Ne pas verser dans le stéréotype pour autant, Madame et Monsieur sont plus malins que de simples décalqueurs et adorateurs d’un genre passé. Ils se l’approprient et le traversent avec leurs propres propositions. Pour se faire, ils s’appuient sur un point habituel chez eux mais fondateur ici : les invités. Avec un casting 5 étoiles et international, ils peuvent ainsi faire vivre leurs créations au gré de leurs pérégrinations. Là où ils vont aller chercher leurs influences outre-Manche, on retrouvera les vénérables Bobby Gillepsie (Prisoner of Beauty) ou Jon Spencer, tandis qu’ils peuvent toucher la fibre pop française via Anna Jean (de Juniore) et le proche Bertrand Belin, comme toujours comme un poisson dans l’eau à chaque apparition avec le duo (petit tube J’adore le Monde, l’excellent Tu Viens Chérie et Autour de chez moi ).
Pendant plus de cinquante minutes, Faded déroule un impressionnant spectre de ce que peut être une définition large du rock’n’roll. L’enchainement d’invités ne donne jamais le sentiment d’écouter une compilation ou un collage de titres. L’ensemble se veut homogène et cohérent sans être trop linéaire, et c’est un gage de réussite. Il se dégage une force commune, que l’on soit dans des registres blues, garage, indie, ou même clairement yé-yé (Faded et la très belle reprise de Françoise Hardy Où va la chance pour clore l’opus), tous unis par le même amour d’une époque chérie et respectée par The Limiñanas.
Pour preuve, le duo s’est inspiré des stars et notamment actrices des années 50 et 60 et de leur déclin, pour leur rendre hommage ici au travers des textes.
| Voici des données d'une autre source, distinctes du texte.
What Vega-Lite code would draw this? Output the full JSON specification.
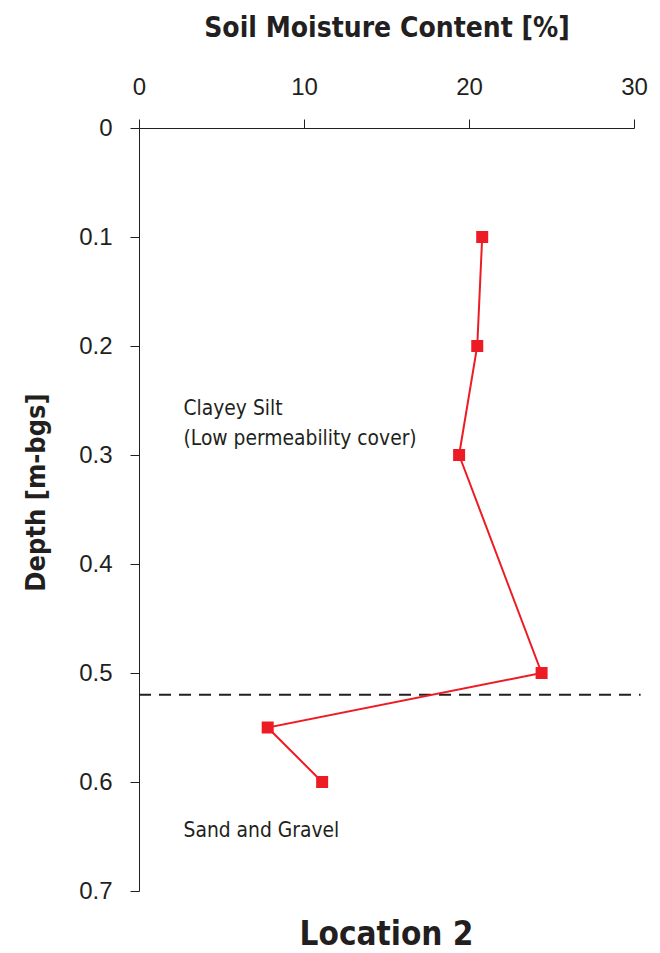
{
  "$schema": "https://vega.github.io/schema/vega-lite/v6.json",
  "width": 495,
  "height": 763,
  "autosize": {"type": "none"},
  "padding": {"left": 139, "top": 128, "right": 26, "bottom": 62},
  "background": "white",
  "title": {
    "text": "Location 2",
    "orient": "bottom",
    "anchor": "middle",
    "font": "'Liberation Sans Narrow', 'DejaVu Sans Condensed', 'Liberation Sans', sans-serif",
    "fontSize": 33,
    "fontWeight": "bold",
    "color": "#231f20",
    "offset": 16
  },
  "config": {
    "view": {"stroke": null},
    "font": "Liberation Sans",
    "axis": {
      "grid": false,
      "domainColor": "#231f20",
      "tickColor": "#231f20",
      "tickSize": 9,
      "labelColor": "#231f20",
      "labelFont": "Liberation Sans",
      "labelFontSize": 24,
      "labelFlush": false,
      "titleColor": "#231f20",
      "titleFont": "'Liberation Sans Narrow', 'DejaVu Sans Condensed', 'Liberation Sans', sans-serif",
      "titleFontWeight": "bold",
      "titleFontSize": 28
    }
  },
  "datasets": {
    "moisture": [
      {"moisture": 20.8, "depth": 0.1},
      {"moisture": 20.5, "depth": 0.2},
      {"moisture": 19.4, "depth": 0.3},
      {"moisture": 24.4, "depth": 0.5},
      {"moisture": 7.8, "depth": 0.55},
      {"moisture": 11.1, "depth": 0.6}
    ],
    "labels": [
      {"label": "Clayey Silt", "moisture": 2.7, "depth": 0.258},
      {"label": "(Low permeability cover)", "moisture": 2.7, "depth": 0.285},
      {"label": "Sand and Gravel", "moisture": 2.7, "depth": 0.645}
    ],
    "boundary": [
      {"x0": 0, "x1": 30.4, "depth": 0.52}
    ]
  },
  "encoding": {
    "x": {
      "field": "x0",
      "type": "quantitative",
      "scale": {"domain": [0, 30], "nice": false, "zero": false},
      "axis": {
        "orient": "top",
        "values": [0, 10, 20, 30],
        "title": "Soil Moisture Content [%]",
        "labelPadding": 20,
        "titlePadding": 33
      }
    },
    "y": {
      "field": "depth",
      "type": "quantitative",
      "scale": {"domain": [0, 0.7], "reverse": true, "nice": false},
      "axis": {
        "values": [0, 0.1, 0.2, 0.3, 0.4, 0.5, 0.6, 0.7],
        "format": ".1~f",
        "title": "Depth [m-bgs]",
        "titleFontSize": 27,
        "titleY": 364,
        "labelPadding": 18,
        "titlePadding": 28
      }
    }
  },
  "layer": [
    {
      "data": {"name": "boundary"},
      "mark": {"type": "rule", "strokeDash": [12, 8], "strokeWidth": 2, "color": "#231f20", "clip": false},
      "encoding": {
        "x2": {"field": "x1"}
      }
    },
    {
      "data": {"name": "moisture"},
      "mark": {"type": "line", "color": "#ED1C24", "strokeWidth": 2},
      "encoding": {
        "x": {"field": "moisture", "type": "quantitative"},
        "order": {"field": "depth", "type": "quantitative"}
      }
    },
    {
      "data": {"name": "moisture"},
      "mark": {"type": "point", "shape": "square", "filled": true, "size": 144, "color": "#ED1C24", "opacity": 1},
      "encoding": {
        "x": {"field": "moisture", "type": "quantitative"}
      }
    },
    {
      "data": {"name": "labels"},
      "mark": {"type": "text", "align": "left", "baseline": "middle", "fontSize": 20.8, "font": "'Liberation Sans Narrow', 'DejaVu Sans Condensed', 'Liberation Sans', sans-serif", "color": "#231f20"},
      "encoding": {
        "x": {"field": "moisture", "type": "quantitative"},
        "text": {"field": "label"}
      }
    }
  ]
}
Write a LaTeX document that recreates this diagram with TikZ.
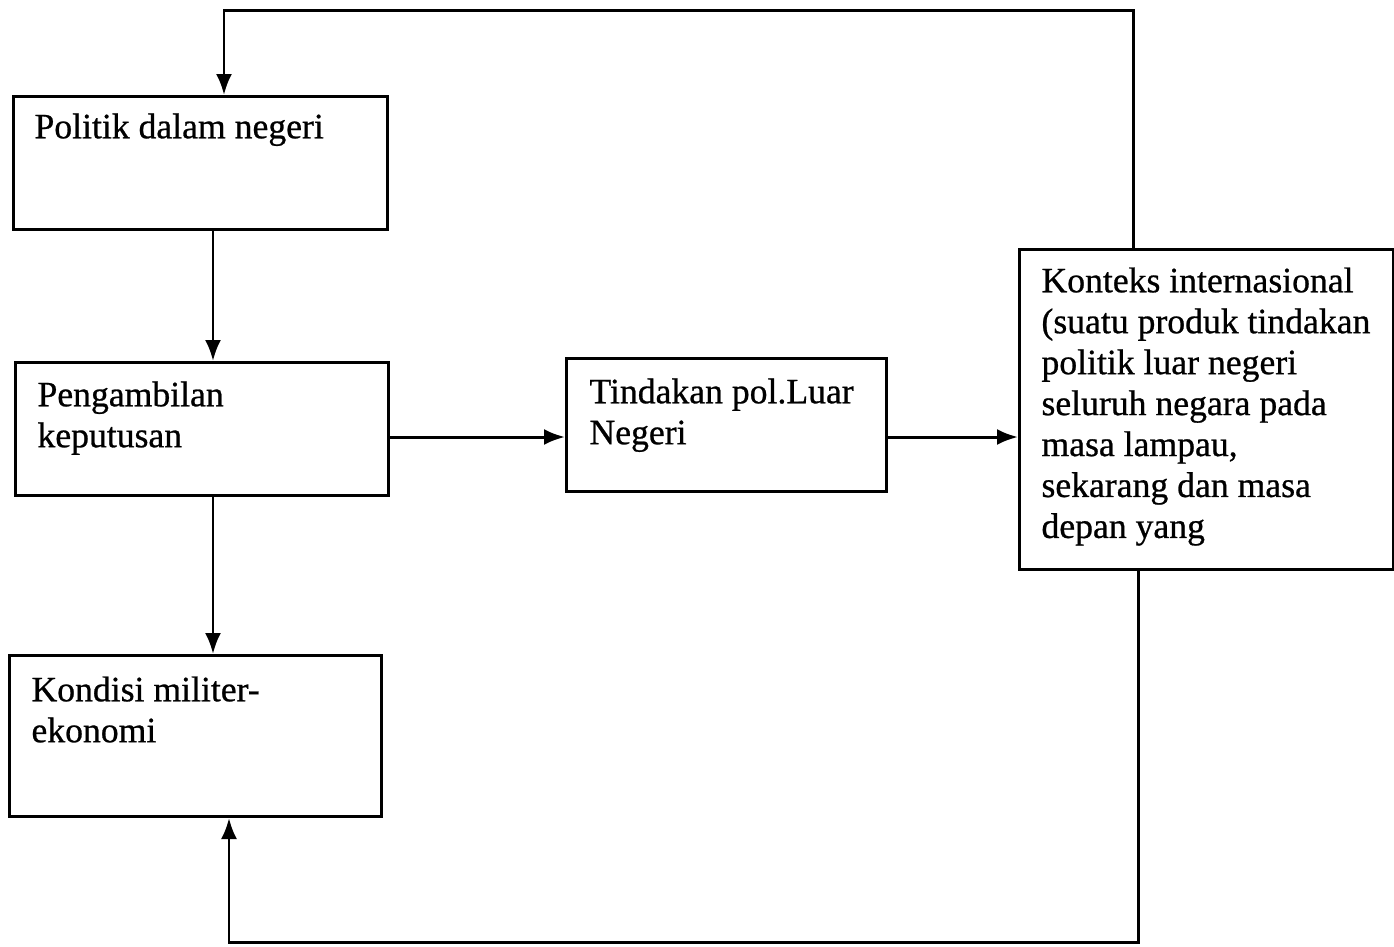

Une énième passerelle avec le monde du cinéma, jamais bien loin de leur univers tant la musique du couple est cinégénique. A chaque morceau ou presque, on peut s’imaginer l’entendre dans un film de Tarantino, ou de n’importe quel réalisateur un peu indé et/ou destroy.
Un retour en grâce pour The Limiñanas qui parviennent à s’imposer un peu plus encore comme une référence hexagonale très respectable, en maintenant ce parfait équilibre entre exportation vers l’international et capacité à résonner très français. Une force de frappe précieuse pour un groupe qui l’est tout autant.